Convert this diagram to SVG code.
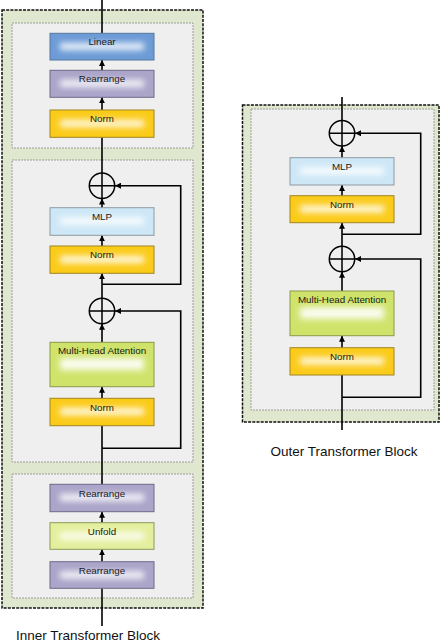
<svg xmlns="http://www.w3.org/2000/svg" width="444" height="642" viewBox="0 0 444 642">
<defs>
<style>
.outer{fill:#dfe8cf;stroke:#111;stroke-width:1.5;stroke-dasharray:3 1.2}
.inner{fill:#efefef;stroke:#8a8a8a;stroke-width:0.8;stroke-dasharray:2 1}
.box{stroke-width:1}
.glow{fill:#fff;opacity:0.9;filter:url(#blur)}
.lbl{font-family:"Liberation Sans",Arial,sans-serif;font-size:9.8px;fill:#1a1a1a;text-anchor:middle}
.title{font-family:"Liberation Sans",Arial,sans-serif;font-size:13.5px;fill:#111;text-anchor:middle}
.ln{fill:none;stroke:#000;stroke-width:1.6}
.ar{marker-end:url(#ah)}
.plus{fill:none;stroke:#000;stroke-width:1.5}
.lin{fill:#6c9bd6;stroke:#56779f}
.rea{fill:#aaa5c9;stroke:#6d6a88}
.nrm{fill:#fbcb1a;stroke:#a08420}
.mlp{fill:#cde7f7;stroke:#8e9aa3}
.mha{fill:#cfe36b;stroke:#8b9a4c}
.unf{fill:#e4ef9d;stroke:#8b9a5a}
</style>
<filter id="blur" x="-50%" y="-100%" width="200%" height="300%"><feGaussianBlur stdDeviation="3.2"/></filter>
<marker id="ah" markerUnits="userSpaceOnUse" markerWidth="6" markerHeight="6" refX="6" refY="3" orient="auto"><path d="M0,0 L6,3 L0,6 z" fill="#000"/></marker>
</defs>

<g id="inner-block">
<rect class="outer" x="2" y="10" width="201" height="598"/>
<rect class="inner" x="12" y="23" width="181" height="125"/>
<rect class="inner" x="12" y="160" width="181" height="302"/>
<rect class="inner" x="12" y="474" width="181" height="124"/>
</g>
<g id="outer-block">
<rect class="outer" x="242.5" y="105" width="196.5" height="317"/>
<rect class="inner" x="251" y="109" width="183" height="301"/>
</g>

<g id="connectors">
<path class="ln" d="M102,0 V33"/>
<path class="ln ar" d="M102,70 V60"/>
<path class="ln ar" d="M102,110 V97.3"/>
<path class="ln" d="M102,173 V137.3"/>
<path class="ln ar" d="M102,207.7 V198.5"/>
<path class="ln ar" d="M102,246 V235.3"/>
<path class="ln ar" d="M102,298.3 V273.3"/>
<path class="ln ar" d="M102,284.3 H180.7 V185.7 H115"/>
<path class="ln ar" d="M102,342.3 V323.7"/>
<path class="ln ar" d="M102,398.3 V386.7"/>
<path class="ln" d="M102,484.3 V425.7"/>
<path class="ln ar" d="M102,448.3 H180.7 V311 H115"/>
<path class="ln ar" d="M102,522.7 V511.7"/>
<path class="ln ar" d="M102,561.7 V549.3"/>
<path class="ln" d="M102,626 V588.3"/>

<path class="ln" d="M342,97 V120.5"/>
<path class="ln ar" d="M342,157.7 V146"/>
<path class="ln ar" d="M342,195.7 V185"/>
<path class="ln ar" d="M342,246.3 V222.7"/>
<path class="ln ar" d="M342,234.3 H420.7 V133.3 H355"/>
<path class="ln ar" d="M342,291 V271.7"/>
<path class="ln ar" d="M342,347.7 V335.7"/>
<path class="ln" d="M342,430 V375"/>
<path class="ln ar" d="M342,397.3 H420.7 V259 H355"/>
</g>

<g id="add1"><circle class="plus" cx="102" cy="185.7" r="12.7"/><path class="plus" d="M89.3,185.7 H114.7 M102,173 V198.4"/></g>
<g id="add2"><circle class="plus" cx="102" cy="311" r="12.7"/><path class="plus" d="M89.3,311 H114.7 M102,298.3 V323.7"/></g>
<g id="add3"><circle class="plus" cx="342" cy="133.3" r="12.7"/><path class="plus" d="M329.3,133.3 H354.7 M342,120.6 V146"/></g>
<g id="add4"><circle class="plus" cx="342" cy="259" r="12.7"/><path class="plus" d="M329.3,259 H354.7 M342,246.3 V271.7"/></g>

<g id="linear"><rect class="box lin" x="50" y="33.3" width="104" height="26.7"/><rect class="glow" x="60" y="43" width="84" height="7"/><text class="lbl" x="102" y="45.3">Linear</text></g>
<g id="rearrange-top"><rect class="box rea" x="50" y="70.3" width="104" height="27"/><rect class="glow" x="60" y="80" width="84" height="7"/><text class="lbl" x="102" y="82.3">Rearrange</text></g>
<g id="norm-top"><rect class="box nrm" x="50" y="110" width="104" height="27.3"/><rect class="glow" x="60" y="120" width="84" height="7"/><text class="lbl" x="102" y="122.3">Norm</text></g>
<g id="mlp-inner"><rect class="box mlp" x="50" y="207.7" width="104" height="27.6"/><rect class="glow" x="60" y="217.5" width="84" height="7"/><text class="lbl" x="102" y="219.7">MLP</text></g>
<g id="norm-inner-2"><rect class="box nrm" x="50" y="246" width="104" height="27.3"/><rect class="glow" x="60" y="256" width="84" height="7"/><text class="lbl" x="102" y="258.3">Norm</text></g>
<g id="mha-inner"><rect class="box mha" x="50" y="342.3" width="104" height="44.4"/><rect class="glow" x="60" y="358" width="84" height="12"/><text class="lbl" x="102" y="354.3">Multi-Head Attention</text></g>
<g id="norm-inner-1"><rect class="box nrm" x="50" y="398.3" width="104" height="27.4"/><rect class="glow" x="60" y="408" width="84" height="7"/><text class="lbl" x="102" y="410.5">Norm</text></g>
<g id="rearrange-b1"><rect class="box rea" x="50" y="484.3" width="104" height="27.4"/><rect class="glow" x="60" y="494" width="84" height="7"/><text class="lbl" x="102" y="496.5">Rearrange</text></g>
<g id="unfold"><rect class="box unf" x="50" y="522.7" width="104" height="26.6"/><rect class="glow" x="60" y="532.5" width="84" height="7"/><text class="lbl" x="102" y="534.7">Unfold</text></g>
<g id="rearrange-b2"><rect class="box rea" x="50" y="561.7" width="104" height="26.6"/><rect class="glow" x="60" y="571.5" width="84" height="7"/><text class="lbl" x="102" y="573.7">Rearrange</text></g>

<g id="mlp-outer"><rect class="box mlp" x="290" y="157.7" width="104" height="27.3"/><rect class="glow" x="300" y="167.5" width="84" height="7"/><text class="lbl" x="342" y="169.7">MLP</text></g>
<g id="norm-outer-2"><rect class="box nrm" x="290" y="195.7" width="104" height="27"/><rect class="glow" x="300" y="205.5" width="84" height="7"/><text class="lbl" x="342" y="207.7">Norm</text></g>
<g id="mha-outer"><rect class="box mha" x="290" y="291" width="104" height="44.7"/><rect class="glow" x="300" y="307" width="84" height="12"/><text class="lbl" x="342" y="303">Multi-Head Attention</text></g>
<g id="norm-outer-1"><rect class="box nrm" x="290" y="347.7" width="104" height="27.3"/><rect class="glow" x="300" y="357.5" width="84" height="7"/><text class="lbl" x="342" y="359.7">Norm</text></g>

<text class="title" x="344" y="456">Outer Transformer Block</text>
<text class="title" x="88" y="640">Inner Transformer Block</text>
</svg>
○ ○ ○
■ What is needed ■
Leave out the pictures and restate everything else word for word.

■ Solved exercise ■
Convert this diagram to SVG code.
<svg xmlns="http://www.w3.org/2000/svg" width="444" height="642" viewBox="0 0 444 642">
<defs>
<style>
.outer{fill:#dfe8cf;stroke:#111;stroke-width:1.5;stroke-dasharray:3 1.2}
.inner{fill:#efefef;stroke:#8a8a8a;stroke-width:0.8;stroke-dasharray:2 1}
.box{stroke-width:1}
.glow{fill:#fff;opacity:0.9;filter:url(#blur)}
.lbl{font-family:"Liberation Sans",Arial,sans-serif;font-size:9.8px;fill:#1a1a1a;text-anchor:middle}
.title{font-family:"Liberation Sans",Arial,sans-serif;font-size:13.5px;fill:#111;text-anchor:middle}
.ln{fill:none;stroke:#000;stroke-width:1.6}
.ar{marker-end:url(#ah)}
.plus{fill:none;stroke:#000;stroke-width:1.5}
.lin{fill:#6c9bd6;stroke:#56779f}
.rea{fill:#aaa5c9;stroke:#6d6a88}
.nrm{fill:#fbcb1a;stroke:#a08420}
.mlp{fill:#cde7f7;stroke:#8e9aa3}
.mha{fill:#cfe36b;stroke:#8b9a4c}
.unf{fill:#e4ef9d;stroke:#8b9a5a}
</style>
<filter id="blur" x="-50%" y="-100%" width="200%" height="300%"><feGaussianBlur stdDeviation="3.2"/></filter>
<marker id="ah" markerUnits="userSpaceOnUse" markerWidth="6" markerHeight="6" refX="6" refY="3" orient="auto"><path d="M0,0 L6,3 L0,6 z" fill="#000"/></marker>
</defs>

<g id="inner-block">
<rect class="outer" x="2" y="10" width="201" height="598"/>
<rect class="inner" x="12" y="23" width="181" height="125"/>
<rect class="inner" x="12" y="160" width="181" height="302"/>
<rect class="inner" x="12" y="474" width="181" height="124"/>
</g>
<g id="outer-block">
<rect class="outer" x="242.5" y="105" width="196.5" height="317"/>
<rect class="inner" x="251" y="109" width="183" height="301"/>
</g>

<g id="connectors">
<path class="ln" d="M102,0 V33"/>
<path class="ln ar" d="M102,70 V60"/>
<path class="ln ar" d="M102,110 V97.3"/>
<path class="ln" d="M102,173 V137.3"/>
<path class="ln ar" d="M102,207.7 V198.5"/>
<path class="ln ar" d="M102,246 V235.3"/>
<path class="ln ar" d="M102,298.3 V273.3"/>
<path class="ln ar" d="M102,284.3 H180.7 V185.7 H115"/>
<path class="ln ar" d="M102,342.3 V323.7"/>
<path class="ln ar" d="M102,398.3 V386.7"/>
<path class="ln" d="M102,484.3 V425.7"/>
<path class="ln ar" d="M102,448.3 H180.7 V311 H115"/>
<path class="ln ar" d="M102,522.7 V511.7"/>
<path class="ln ar" d="M102,561.7 V549.3"/>
<path class="ln" d="M102,626 V588.3"/>

<path class="ln" d="M342,97 V120.5"/>
<path class="ln ar" d="M342,157.7 V146"/>
<path class="ln ar" d="M342,195.7 V185"/>
<path class="ln ar" d="M342,246.3 V222.7"/>
<path class="ln ar" d="M342,234.3 H420.7 V133.3 H355"/>
<path class="ln ar" d="M342,291 V271.7"/>
<path class="ln ar" d="M342,347.7 V335.7"/>
<path class="ln" d="M342,430 V375"/>
<path class="ln ar" d="M342,397.3 H420.7 V259 H355"/>
</g>

<g id="add1"><circle class="plus" cx="102" cy="185.7" r="12.7"/><path class="plus" d="M89.3,185.7 H114.7 M102,173 V198.4"/></g>
<g id="add2"><circle class="plus" cx="102" cy="311" r="12.7"/><path class="plus" d="M89.3,311 H114.7 M102,298.3 V323.7"/></g>
<g id="add3"><circle class="plus" cx="342" cy="133.3" r="12.7"/><path class="plus" d="M329.3,133.3 H354.7 M342,120.6 V146"/></g>
<g id="add4"><circle class="plus" cx="342" cy="259" r="12.7"/><path class="plus" d="M329.3,259 H354.7 M342,246.3 V271.7"/></g>

<g id="linear"><rect class="box lin" x="50" y="33.3" width="104" height="26.7"/><rect class="glow" x="60" y="43" width="84" height="7"/><text class="lbl" x="102" y="45.3">Linear</text></g>
<g id="rearrange-top"><rect class="box rea" x="50" y="70.3" width="104" height="27"/><rect class="glow" x="60" y="80" width="84" height="7"/><text class="lbl" x="102" y="82.3">Rearrange</text></g>
<g id="norm-top"><rect class="box nrm" x="50" y="110" width="104" height="27.3"/><rect class="glow" x="60" y="120" width="84" height="7"/><text class="lbl" x="102" y="122.3">Norm</text></g>
<g id="mlp-inner"><rect class="box mlp" x="50" y="207.7" width="104" height="27.6"/><rect class="glow" x="60" y="217.5" width="84" height="7"/><text class="lbl" x="102" y="219.7">MLP</text></g>
<g id="norm-inner-2"><rect class="box nrm" x="50" y="246" width="104" height="27.3"/><rect class="glow" x="60" y="256" width="84" height="7"/><text class="lbl" x="102" y="258.3">Norm</text></g>
<g id="mha-inner"><rect class="box mha" x="50" y="342.3" width="104" height="44.4"/><rect class="glow" x="60" y="358" width="84" height="12"/><text class="lbl" x="102" y="354.3">Multi-Head Attention</text></g>
<g id="norm-inner-1"><rect class="box nrm" x="50" y="398.3" width="104" height="27.4"/><rect class="glow" x="60" y="408" width="84" height="7"/><text class="lbl" x="102" y="410.5">Norm</text></g>
<g id="rearrange-b1"><rect class="box rea" x="50" y="484.3" width="104" height="27.4"/><rect class="glow" x="60" y="494" width="84" height="7"/><text class="lbl" x="102" y="496.5">Rearrange</text></g>
<g id="unfold"><rect class="box unf" x="50" y="522.7" width="104" height="26.6"/><rect class="glow" x="60" y="532.5" width="84" height="7"/><text class="lbl" x="102" y="534.7">Unfold</text></g>
<g id="rearrange-b2"><rect class="box rea" x="50" y="561.7" width="104" height="26.6"/><rect class="glow" x="60" y="571.5" width="84" height="7"/><text class="lbl" x="102" y="573.7">Rearrange</text></g>

<g id="mlp-outer"><rect class="box mlp" x="290" y="157.7" width="104" height="27.3"/><rect class="glow" x="300" y="167.5" width="84" height="7"/><text class="lbl" x="342" y="169.7">MLP</text></g>
<g id="norm-outer-2"><rect class="box nrm" x="290" y="195.7" width="104" height="27"/><rect class="glow" x="300" y="205.5" width="84" height="7"/><text class="lbl" x="342" y="207.7">Norm</text></g>
<g id="mha-outer"><rect class="box mha" x="290" y="291" width="104" height="44.7"/><rect class="glow" x="300" y="307" width="84" height="12"/><text class="lbl" x="342" y="303">Multi-Head Attention</text></g>
<g id="norm-outer-1"><rect class="box nrm" x="290" y="347.7" width="104" height="27.3"/><rect class="glow" x="300" y="357.5" width="84" height="7"/><text class="lbl" x="342" y="359.7">Norm</text></g>

<text class="title" x="344" y="456">Outer Transformer Block</text>
<text class="title" x="88" y="640">Inner Transformer Block</text>
</svg>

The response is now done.